» PROBLEM TO WORK ON:
Write the data out again exactly, with no pictures.

» SUPPLIED DATA:
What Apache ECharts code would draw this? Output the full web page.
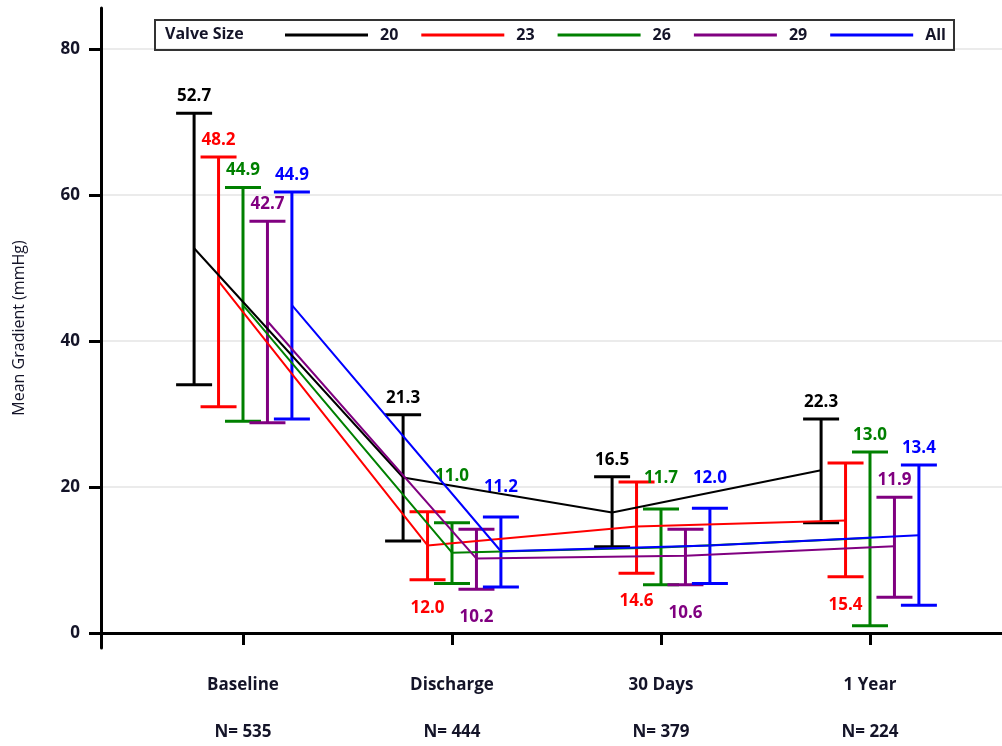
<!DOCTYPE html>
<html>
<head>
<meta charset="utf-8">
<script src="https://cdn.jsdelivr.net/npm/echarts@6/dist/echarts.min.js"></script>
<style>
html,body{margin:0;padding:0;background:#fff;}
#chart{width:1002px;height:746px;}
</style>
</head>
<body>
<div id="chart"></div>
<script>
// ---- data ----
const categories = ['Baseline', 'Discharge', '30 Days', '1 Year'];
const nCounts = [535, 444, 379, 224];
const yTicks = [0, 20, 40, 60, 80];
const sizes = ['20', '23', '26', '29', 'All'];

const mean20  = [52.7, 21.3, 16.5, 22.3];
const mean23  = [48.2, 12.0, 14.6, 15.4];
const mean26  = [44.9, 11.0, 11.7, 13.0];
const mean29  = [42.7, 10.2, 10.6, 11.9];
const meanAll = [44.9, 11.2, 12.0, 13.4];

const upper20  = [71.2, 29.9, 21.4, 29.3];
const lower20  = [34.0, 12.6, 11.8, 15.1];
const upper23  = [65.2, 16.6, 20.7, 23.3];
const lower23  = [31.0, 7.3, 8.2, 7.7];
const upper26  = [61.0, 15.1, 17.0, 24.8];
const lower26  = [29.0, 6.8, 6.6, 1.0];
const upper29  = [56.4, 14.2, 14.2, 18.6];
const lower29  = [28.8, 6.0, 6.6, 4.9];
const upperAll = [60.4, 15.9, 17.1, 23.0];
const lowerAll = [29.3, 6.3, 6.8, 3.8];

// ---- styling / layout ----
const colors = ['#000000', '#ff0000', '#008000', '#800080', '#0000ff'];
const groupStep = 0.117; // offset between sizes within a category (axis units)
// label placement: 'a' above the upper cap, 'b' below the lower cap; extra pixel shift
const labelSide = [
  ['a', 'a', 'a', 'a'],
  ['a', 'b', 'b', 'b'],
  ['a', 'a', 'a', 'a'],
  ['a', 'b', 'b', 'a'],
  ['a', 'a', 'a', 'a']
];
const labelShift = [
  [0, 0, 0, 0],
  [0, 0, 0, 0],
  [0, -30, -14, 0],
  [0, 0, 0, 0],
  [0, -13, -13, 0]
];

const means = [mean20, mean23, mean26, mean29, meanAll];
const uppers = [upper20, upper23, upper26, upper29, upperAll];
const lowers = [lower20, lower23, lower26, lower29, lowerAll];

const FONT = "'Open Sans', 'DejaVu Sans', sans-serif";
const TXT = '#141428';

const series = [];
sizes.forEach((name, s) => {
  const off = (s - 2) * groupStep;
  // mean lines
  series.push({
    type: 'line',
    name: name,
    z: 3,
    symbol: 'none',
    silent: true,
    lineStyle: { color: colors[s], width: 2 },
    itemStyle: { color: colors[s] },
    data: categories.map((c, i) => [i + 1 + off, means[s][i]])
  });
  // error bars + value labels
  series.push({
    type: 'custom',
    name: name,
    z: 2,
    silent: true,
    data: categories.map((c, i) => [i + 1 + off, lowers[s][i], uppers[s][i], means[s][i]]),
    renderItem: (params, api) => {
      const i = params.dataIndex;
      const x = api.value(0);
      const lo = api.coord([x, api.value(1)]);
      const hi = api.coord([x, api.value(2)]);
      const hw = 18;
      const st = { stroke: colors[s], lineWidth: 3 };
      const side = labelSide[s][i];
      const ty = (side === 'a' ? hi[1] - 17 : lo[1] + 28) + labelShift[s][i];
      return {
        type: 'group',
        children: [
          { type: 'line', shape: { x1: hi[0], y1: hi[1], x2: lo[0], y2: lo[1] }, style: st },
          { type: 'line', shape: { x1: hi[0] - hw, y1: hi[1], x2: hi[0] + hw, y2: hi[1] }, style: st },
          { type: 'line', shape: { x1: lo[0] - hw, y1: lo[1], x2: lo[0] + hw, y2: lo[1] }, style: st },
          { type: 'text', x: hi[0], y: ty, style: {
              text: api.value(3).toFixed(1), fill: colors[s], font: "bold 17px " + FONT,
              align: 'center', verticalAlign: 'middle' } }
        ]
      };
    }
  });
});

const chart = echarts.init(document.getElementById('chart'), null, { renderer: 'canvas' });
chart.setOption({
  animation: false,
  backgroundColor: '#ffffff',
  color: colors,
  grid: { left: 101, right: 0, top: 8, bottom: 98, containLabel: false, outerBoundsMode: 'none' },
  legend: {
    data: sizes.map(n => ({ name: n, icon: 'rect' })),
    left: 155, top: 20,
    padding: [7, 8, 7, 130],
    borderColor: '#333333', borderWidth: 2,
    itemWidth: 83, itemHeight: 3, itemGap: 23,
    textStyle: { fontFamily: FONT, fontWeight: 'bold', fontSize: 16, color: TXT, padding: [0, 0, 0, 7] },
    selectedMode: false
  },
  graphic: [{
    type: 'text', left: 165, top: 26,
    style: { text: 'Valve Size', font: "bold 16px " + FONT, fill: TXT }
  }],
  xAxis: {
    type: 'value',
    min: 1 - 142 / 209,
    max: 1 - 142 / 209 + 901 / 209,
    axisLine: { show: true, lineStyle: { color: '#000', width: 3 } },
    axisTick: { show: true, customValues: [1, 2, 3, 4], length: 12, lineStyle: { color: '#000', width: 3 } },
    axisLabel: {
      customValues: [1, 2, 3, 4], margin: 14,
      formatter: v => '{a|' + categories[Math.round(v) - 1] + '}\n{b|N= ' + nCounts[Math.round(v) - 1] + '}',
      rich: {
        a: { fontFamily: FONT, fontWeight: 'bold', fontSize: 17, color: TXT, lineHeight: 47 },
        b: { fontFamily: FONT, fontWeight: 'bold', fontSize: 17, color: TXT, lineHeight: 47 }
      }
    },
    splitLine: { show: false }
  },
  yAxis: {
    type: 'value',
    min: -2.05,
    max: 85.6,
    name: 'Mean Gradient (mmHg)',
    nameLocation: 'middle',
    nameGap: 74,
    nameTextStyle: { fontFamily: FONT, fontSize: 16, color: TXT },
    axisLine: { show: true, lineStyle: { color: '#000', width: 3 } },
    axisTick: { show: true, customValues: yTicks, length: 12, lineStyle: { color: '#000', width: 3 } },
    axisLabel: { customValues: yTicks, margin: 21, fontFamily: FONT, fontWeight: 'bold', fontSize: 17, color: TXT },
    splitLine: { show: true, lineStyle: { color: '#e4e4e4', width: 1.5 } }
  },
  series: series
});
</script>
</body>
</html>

» SOLUTION TO THE PROBLEM:
What Apache ECharts code would draw this? Output the full web page.
<!DOCTYPE html>
<html>
<head>
<meta charset="utf-8">
<script src="https://cdn.jsdelivr.net/npm/echarts@6/dist/echarts.min.js"></script>
<style>
html,body{margin:0;padding:0;background:#fff;}
#chart{width:1002px;height:746px;}
</style>
</head>
<body>
<div id="chart"></div>
<script>
// ---- data ----
const categories = ['Baseline', 'Discharge', '30 Days', '1 Year'];
const nCounts = [535, 444, 379, 224];
const yTicks = [0, 20, 40, 60, 80];
const sizes = ['20', '23', '26', '29', 'All'];

const mean20  = [52.7, 21.3, 16.5, 22.3];
const mean23  = [48.2, 12.0, 14.6, 15.4];
const mean26  = [44.9, 11.0, 11.7, 13.0];
const mean29  = [42.7, 10.2, 10.6, 11.9];
const meanAll = [44.9, 11.2, 12.0, 13.4];

const upper20  = [71.2, 29.9, 21.4, 29.3];
const lower20  = [34.0, 12.6, 11.8, 15.1];
const upper23  = [65.2, 16.6, 20.7, 23.3];
const lower23  = [31.0, 7.3, 8.2, 7.7];
const upper26  = [61.0, 15.1, 17.0, 24.8];
const lower26  = [29.0, 6.8, 6.6, 1.0];
const upper29  = [56.4, 14.2, 14.2, 18.6];
const lower29  = [28.8, 6.0, 6.6, 4.9];
const upperAll = [60.4, 15.9, 17.1, 23.0];
const lowerAll = [29.3, 6.3, 6.8, 3.8];

// ---- styling / layout ----
const colors = ['#000000', '#ff0000', '#008000', '#800080', '#0000ff'];
const groupStep = 0.117; // offset between sizes within a category (axis units)
// label placement: 'a' above the upper cap, 'b' below the lower cap; extra pixel shift
const labelSide = [
  ['a', 'a', 'a', 'a'],
  ['a', 'b', 'b', 'b'],
  ['a', 'a', 'a', 'a'],
  ['a', 'b', 'b', 'a'],
  ['a', 'a', 'a', 'a']
];
const labelShift = [
  [0, 0, 0, 0],
  [0, 0, 0, 0],
  [0, -30, -14, 0],
  [0, 0, 0, 0],
  [0, -13, -13, 0]
];

const means = [mean20, mean23, mean26, mean29, meanAll];
const uppers = [upper20, upper23, upper26, upper29, upperAll];
const lowers = [lower20, lower23, lower26, lower29, lowerAll];

const FONT = "'Open Sans', 'DejaVu Sans', sans-serif";
const TXT = '#141428';

const series = [];
sizes.forEach((name, s) => {
  const off = (s - 2) * groupStep;
  // mean lines
  series.push({
    type: 'line',
    name: name,
    z: 3,
    symbol: 'none',
    silent: true,
    lineStyle: { color: colors[s], width: 2 },
    itemStyle: { color: colors[s] },
    data: categories.map((c, i) => [i + 1 + off, means[s][i]])
  });
  // error bars + value labels
  series.push({
    type: 'custom',
    name: name,
    z: 2,
    silent: true,
    data: categories.map((c, i) => [i + 1 + off, lowers[s][i], uppers[s][i], means[s][i]]),
    renderItem: (params, api) => {
      const i = params.dataIndex;
      const x = api.value(0);
      const lo = api.coord([x, api.value(1)]);
      const hi = api.coord([x, api.value(2)]);
      const hw = 18;
      const st = { stroke: colors[s], lineWidth: 3 };
      const side = labelSide[s][i];
      const ty = (side === 'a' ? hi[1] - 17 : lo[1] + 28) + labelShift[s][i];
      return {
        type: 'group',
        children: [
          { type: 'line', shape: { x1: hi[0], y1: hi[1], x2: lo[0], y2: lo[1] }, style: st },
          { type: 'line', shape: { x1: hi[0] - hw, y1: hi[1], x2: hi[0] + hw, y2: hi[1] }, style: st },
          { type: 'line', shape: { x1: lo[0] - hw, y1: lo[1], x2: lo[0] + hw, y2: lo[1] }, style: st },
          { type: 'text', x: hi[0], y: ty, style: {
              text: api.value(3).toFixed(1), fill: colors[s], font: "bold 17px " + FONT,
              align: 'center', verticalAlign: 'middle' } }
        ]
      };
    }
  });
});

const chart = echarts.init(document.getElementById('chart'), null, { renderer: 'canvas' });
chart.setOption({
  animation: false,
  backgroundColor: '#ffffff',
  color: colors,
  grid: { left: 101, right: 0, top: 8, bottom: 98, containLabel: false, outerBoundsMode: 'none' },
  legend: {
    data: sizes.map(n => ({ name: n, icon: 'rect' })),
    left: 155, top: 20,
    padding: [7, 8, 7, 130],
    borderColor: '#333333', borderWidth: 2,
    itemWidth: 83, itemHeight: 3, itemGap: 23,
    textStyle: { fontFamily: FONT, fontWeight: 'bold', fontSize: 16, color: TXT, padding: [0, 0, 0, 7] },
    selectedMode: false
  },
  graphic: [{
    type: 'text', left: 165, top: 26,
    style: { text: 'Valve Size', font: "bold 16px " + FONT, fill: TXT }
  }],
  xAxis: {
    type: 'value',
    min: 1 - 142 / 209,
    max: 1 - 142 / 209 + 901 / 209,
    axisLine: { show: true, lineStyle: { color: '#000', width: 3 } },
    axisTick: { show: true, customValues: [1, 2, 3, 4], length: 12, lineStyle: { color: '#000', width: 3 } },
    axisLabel: {
      customValues: [1, 2, 3, 4], margin: 14,
      formatter: v => '{a|' + categories[Math.round(v) - 1] + '}\n{b|N= ' + nCounts[Math.round(v) - 1] + '}',
      rich: {
        a: { fontFamily: FONT, fontWeight: 'bold', fontSize: 17, color: TXT, lineHeight: 47 },
        b: { fontFamily: FONT, fontWeight: 'bold', fontSize: 17, color: TXT, lineHeight: 47 }
      }
    },
    splitLine: { show: false }
  },
  yAxis: {
    type: 'value',
    min: -2.05,
    max: 85.6,
    name: 'Mean Gradient (mmHg)',
    nameLocation: 'middle',
    nameGap: 74,
    nameTextStyle: { fontFamily: FONT, fontSize: 16, color: TXT },
    axisLine: { show: true, lineStyle: { color: '#000', width: 3 } },
    axisTick: { show: true, customValues: yTicks, length: 12, lineStyle: { color: '#000', width: 3 } },
    axisLabel: { customValues: yTicks, margin: 21, fontFamily: FONT, fontWeight: 'bold', fontSize: 17, color: TXT },
    splitLine: { show: true, lineStyle: { color: '#e4e4e4', width: 1.5 } }
  },
  series: series
});
</script>
</body>
</html>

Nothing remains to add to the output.